Des initiatives existent aussi en direction des hommes, comme « l'école des maris », une initiative soutenue par le gouvernement du Niger et mise en oeuvre par une ONG locale. Toute cette activité vise essentiellement à convaincre une population dont les traditions et les habitudes plaident généralement en faveur de familles nombreuses, et les résultats ne sont pas garantis à ce stade.

Cependant, un autre obstacle, cette fois-ci bien identifié, à la maîtrise de la fécondité est tout simplement le manque de centres de soins et la faible disponibilité de moyens contraceptifs pour les femmes qui souhaitent en disposer. C'est un point sur lequel la Fondation Bill et Melinda Gates insiste, et il nous paraît urgent d'améliorer la disponibilité des moyens contraceptifs pour les femmes dans les pays dont la fécondité démographique est particulièrement élevée. La Fondation Gates nous dit en effet que des programmes sont commencés, des centres de soins mis en place, puis, une fois le programme terminé, on passe à autre chose et ce qui a été mis en place disparaît et les femmes ne bénéficient pas de la continuité qui serait indispensable. La continuité et la persévérance dans ces domaines sont absolument fondamentales.

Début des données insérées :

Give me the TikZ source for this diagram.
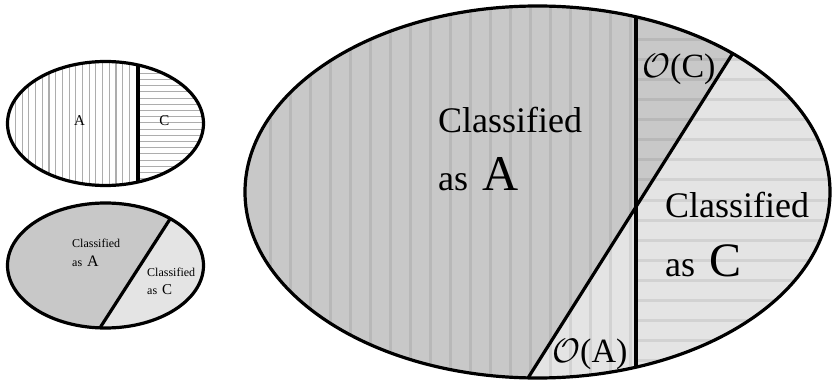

Pour conclure cette présentation, je dirai simplement que l'ensemble des recommandations contenues dans ce rapport visent à inscrire visent à donner à notre politique d'aide les moyens et les objectifs dont elle a besoin pour jouer son rôle dans le monde d'aujourd'hui. Il s'agit de faire en sorte que la trajectoire d'augmentation budgétaire ne se réduise pas finalement à un simple affichage, que l'aide française soit un outil à part entière de notre politique étrangère et que les fameux « trois D », défense, diplomatie, développement, forment un ensemble à la fois coordonné et équilibré.